◆ EXERCISE DIRECTIONS:
Omit every picture, and retype the lines that run from the beginning of the data below through the line containing "a_minus_err = [0.5, 0.6, 4.2, 5.6, 4.0]", inclusive.

◆ STORED DATA:

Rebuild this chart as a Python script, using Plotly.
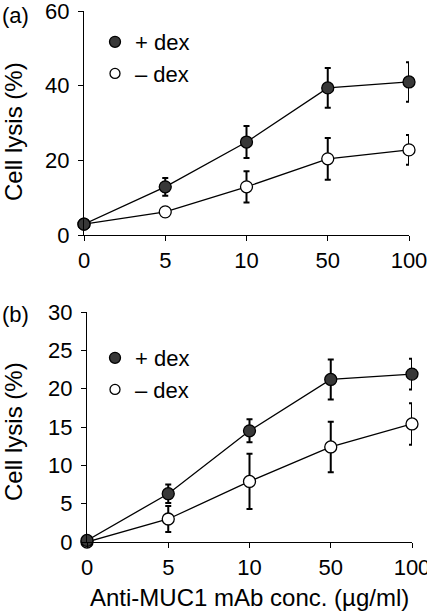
import plotly.graph_objects as go

conc = ["0", "5", "10", "50", "100"]

# Panel (a)
a_plus = [2.9, 12.9, 24.9, 39.4, 41.0]
a_plus_err = [0.6, 2.4, 4.3, 5.3, 5.3]
a_minus = [2.9, 6.2, 12.9, 20.4, 22.8]
a_minus_err = [0.5, 0.6, 4.2, 5.6, 4.0]

# Panel (b)
b_plus = [0.2, 6.3, 14.5, 21.2, 21.9]
b_plus_err = [0.1, 1.2, 1.5, 2.6, 2.0]
b_minus = [0.0, 3.0, 7.9, 12.4, 15.4]
b_minus_err = [0.1, 1.7, 3.6, 3.3, 2.7]

a_ticks = [0, 20, 40, 60]
b_ticks = [0, 5, 10, 15, 20, 25, 30]

FONT = "Arial, 'Liberation Sans', Helvetica, sans-serif"
FILL = "#383838"

fig = go.Figure()


def add_panel(xa, ya, plus, plus_err, minus, minus_err):
    for vals, errs, fill in ((minus, minus_err, "white"), (plus, plus_err, FILL)):
        fig.add_trace(go.Scatter(
            x=conc, y=vals, xaxis=xa, yaxis=ya, mode="lines+markers",
            line=dict(color="black", width=1.3),
            marker=dict(size=12, color=fill, line=dict(color="black", width=1.3)),
            error_y=dict(type="data", array=errs, visible=True, color="black",
                         thickness=2, width=3),
            cliponaxis=False, showlegend=False,
        ))


add_panel("x", "y", a_plus, a_plus_err, a_minus, a_minus_err)
add_panel("x2", "y2", b_plus, b_plus_err, b_minus, b_minus_err)

# legend-only traces
for lg in ("legend", "legend2"):
    fig.add_trace(go.Scatter(x=[None], y=[None], mode="markers", name="+ dex",
                             marker=dict(size=11, color=FILL, line=dict(color="black", width=1.3)),
                             legend=lg))
    fig.add_trace(go.Scatter(x=[None], y=[None], mode="markers", name="– dex",
                             marker=dict(size=10, color="white", line=dict(color="black", width=1.3)),
                             legend=lg))

W, H = 427, 612

xcommon = dict(type="category", range=[0, 4], showline=True, linecolor="black", linewidth=1.3,
               ticks="outside", ticklen=5, tickcolor="black", tickwidth=1.3, automargin=False,
               showgrid=False, zeroline=False, tickfont=dict(size=22, color="black"),
               ticklabelstandoff=0, ticklabeloverflow="allow")
ycommon = dict(showline=True, linecolor="black", linewidth=1.3, automargin=False,
               ticks="outside", ticklen=5, tickcolor="black", tickwidth=1.3,
               showgrid=False, zeroline=False, tickfont=dict(size=22, color="black"),
               ticklabelstandoff=4, ticklabeloverflow="allow")

fig.update_layout(
    width=W, height=H,
    margin=dict(l=0, r=0, t=0, b=0, autoexpand=False),
    paper_bgcolor="white", plot_bgcolor="white",
    font=dict(family=FONT, color="black", size=22),
    xaxis=dict(domain=[84 / W, 409 / W], anchor="y", **xcommon),
    yaxis=dict(domain=[1 - 235 / H, 1 - 11 / H], anchor="x", range=[0, 60],
               tickvals=a_ticks, **ycommon),
    xaxis2=dict(domain=[87 / W, 412 / W], anchor="y2", **xcommon),
    yaxis2=dict(domain=[1 - 542 / H, 1 - 312 / H], anchor="x2", range=[0, 30],
                tickvals=b_ticks, **ycommon),
    legend=dict(x=95 / W, y=1 - 21 / H, xanchor="left", yanchor="top",
                bgcolor="rgba(0,0,0,0)", font=dict(size=22), itemwidth=30,
                tracegroupgap=0),
    legend2=dict(x=95 / W, y=1 - 337 / H, xanchor="left", yanchor="top",
                 bgcolor="rgba(0,0,0,0)", font=dict(size=22), itemwidth=30,
                 tracegroupgap=0),
    annotations=[
        dict(text="(a)", x=0, y=1 - 15 / H, xref="paper", yref="paper",
             xanchor="left", yanchor="middle", showarrow=False, font=dict(size=22)),
        dict(text="(b)", x=0, y=1 - 315 / H, xref="paper", yref="paper",
             xanchor="left", yanchor="middle", showarrow=False, font=dict(size=22)),
        dict(text="Cell lysis (%)", x=13 / W, y=1 - 132 / H, xref="paper", yref="paper",
             xanchor="center", yanchor="middle", textangle=-90, showarrow=False,
             font=dict(size=24)),
        dict(text="Cell lysis (%)", x=13 / W, y=1 - 432 / H, xref="paper", yref="paper",
             xanchor="center", yanchor="middle", textangle=-90, showarrow=False,
             font=dict(size=24)),
        dict(text="Anti-MUC1 mAb conc. (µg/ml)", x=249 / W, y=1 - 597 / H,
             xref="paper", yref="paper", xanchor="center", yanchor="middle",
             showarrow=False, font=dict(size=24)),
    ],
)

fig.write_html("out.html", config={"displayModeBar": False},
               post_script="document.body.style.margin='0';")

◆ FULL SOLUTION:
Rebuild this chart as a Python script, using Plotly.
import plotly.graph_objects as go

conc = ["0", "5", "10", "50", "100"]

# Panel (a)
a_plus = [2.9, 12.9, 24.9, 39.4, 41.0]
a_plus_err = [0.6, 2.4, 4.3, 5.3, 5.3]
a_minus = [2.9, 6.2, 12.9, 20.4, 22.8]
a_minus_err = [0.5, 0.6, 4.2, 5.6, 4.0]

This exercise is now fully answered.